The performance of Qt doesn't depend on Oxygen ;-)
I probably got some of the Qt4 stuff above wrong as usual, but I don't
really have the time or desire to keep up with the latest Qt4 information
as I don't use Qt4 very often. :-) All I know is that there *is* a
performance drop on many systems (unquantified, though this seems most
severe on non-VNC remote desktops) that so far has eluded the teams at
Nokia, the various KDE SC developers, the TDE developers, and various
application developers such as Xilinx.
and that is something I doubt - are you
really the one who sees that the
emperor is not wearing cloths, are the hundreds of experienced Qt developers
wrong, while just you found the ultimate truth? I rather think that you have
an incorrect setup[1] combined with that you see what you want to see. Yeah if
one wants to see Qt 4 being slower you will see that it is slower - whenever I
do an optimization I'm sure that it's faster. Our eye is not good enough to
notice such difference - this needs benchmarks.
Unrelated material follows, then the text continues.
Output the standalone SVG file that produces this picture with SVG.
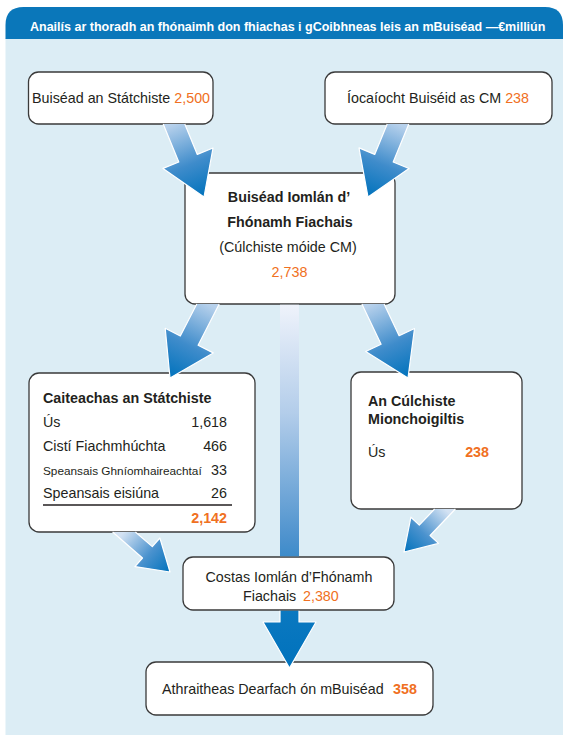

We try to render at 60 frames
per second, thus each frame should be there after 16.6 msec - I cannot see
such differences and you neither. As you probably know I have to work on an
application where every frame counts and we try to do animations at 60 Hz. I
know what can be seen and what not. A missing frame for example is something I
do not spot.
Cheers
Martin
[1] One of the reasons why we introduced support information inside KWin was,
that users claimed it to be slow and with very few settings we were able to
get it fast. In most cases it was because the users "optimized" by changing
away from defaults or using something they thought is "faster".